Santarus, a specialty biopharmaceutical company, has reported positive results from a Phase III study of rifamycin SV MMX in patients with travelers' diarrhoea.
The study, which is designed to evaluate the safety and efficacy of rifamycin SV MMX, has met the primary endpoint of reducing time to last unformed stool (TLUS) in patients with travelers' diarrhoea.
Santarus research and development executive vice president Dr Wendell Wierenga said the results are a key milestone in developing the drug for the US market.
"Rifamycin SV is an investigational broad spectrum, non-systemic antibiotic that has been used for more than 20 years in Europe in both intravenous and intramuscular forms, but is considered a new chemical entity in the US," Wierenga said.
According to the study data, in the intent-to-treat population, the median TLUS was 46.0 hours for rifamycin SV, compared to 68.0 hours for placebo, with similar results in the per protocol population.

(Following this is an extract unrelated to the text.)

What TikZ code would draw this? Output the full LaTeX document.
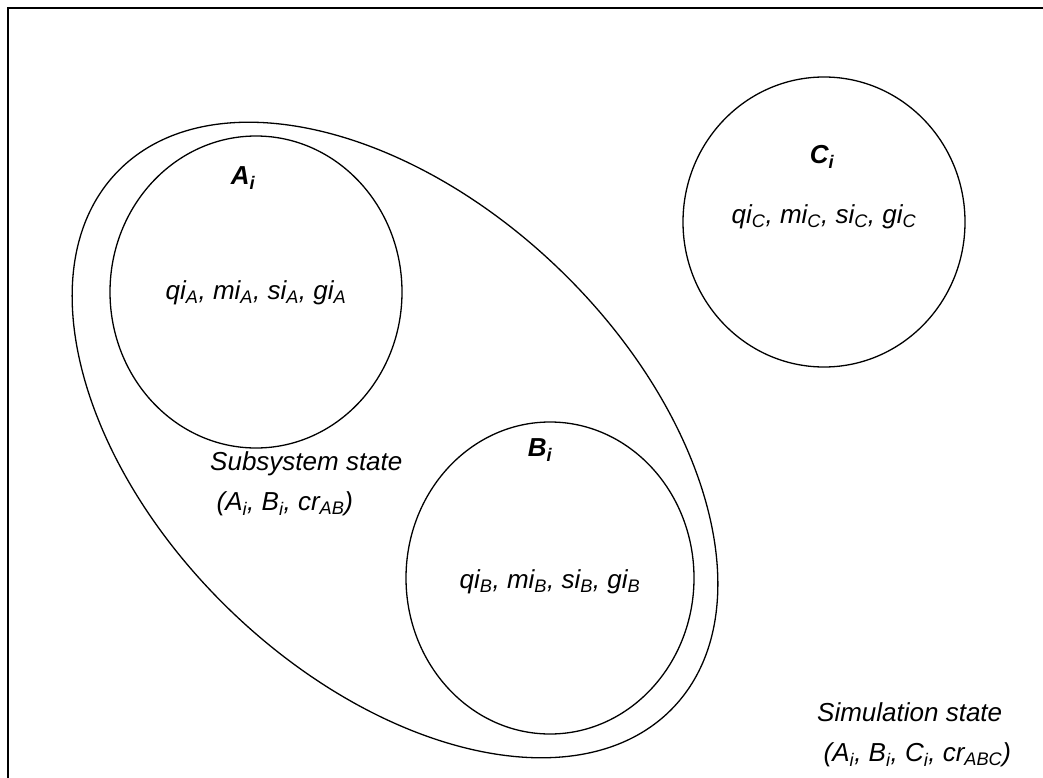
\documentclass[tikz,border=0pt]{standalone}
\usepackage{fontspec}
\setmainfont{Liberation Sans}
\usetikzlibrary{shapes.geometric}
\newcommand{\sbs}[1]{\textsubscript{#1}}

\begin{document}
\begin{tikzpicture}[
        x=1pt, y=-1pt,
        every node/.style={font=\fontsize{26}{31}\selectfont\itshape},
        region/.style={draw, ellipse, line width=1.3pt, inner sep=0pt},
        setname/.style={font=\fontsize{26}{31}\selectfont\bfseries\itshape},
        statelabel/.style={align=left, anchor=west, inner sep=0pt, font=\fontsize{26}{40}\selectfont\itshape}
    ]
        \useasboundingbox (0,0) rectangle (1043,778);
        \draw[line width=1.6pt] (8,8) rectangle (1046,781);

        % components and the subsystem round A and B
        \node[region, rotate=-44, minimum width=772pt, minimum height=474pt] (sub) at (395,440) {};
        \node[region, minimum width=292pt, minimum height=312pt] (A) at (256,292) {};
        \node[region, minimum width=288pt, minimum height=312pt] (B) at (550,578) {};
        \node[region, minimum width=282pt, minimum height=290pt] (C) at (824,222) {};

        \node[setname] (Ai) at (243,178) {A\sbs{i}};
        \node (Avars) at (256,293) {qi\sbs{A}, mi\sbs{A}, si\sbs{A}, gi\sbs{A}};
        \node[setname] (Bi) at (540,450) {B\sbs{i}};
        \node (Bvars) at (550,582) {qi\sbs{B}, mi\sbs{B}, si\sbs{B}, gi\sbs{B}};
        \node[setname] (Ci) at (822,157) {C\sbs{i}};
        \node (Cvars) at (824,217) {qi\sbs{C}, mi\sbs{C}, si\sbs{C}, gi\sbs{C}};

        \node[statelabel] (subst) at (210,484) {Subsystem state\\\hspace{0.25em}(A\sbs{i}, B\sbs{i}, cr\sbs{AB})};
        \node[statelabel] (simst) at (817,735) {Simulation state\\\hspace{0.25em}(A\sbs{i}, B\sbs{i}, C\sbs{i}, cr\sbs{ABC})};
    \end{tikzpicture}
\end{document}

Rifamycin SV was generally well tolerated in the study and the frequency of treatment emergent adverse events was similar to placebo.
Santarus previously signed a licensing deal with Cosmo Technologies to develop and commercialise rifamycin SV MMX in the US.
Cosmo's European development partner, Dr. Falk Pharma, is conducting a second Phase III study to evaluate the efficacy of rifamycin SV versus ciprofloxacin with the primary endpoint of TLUS in patients with travelers' diarrhoea.
Anticipating positive second Phase III study results, Santarus and Dr. Falk plan to share the clinical data from their respective studies to include in both company's regulatory submissions.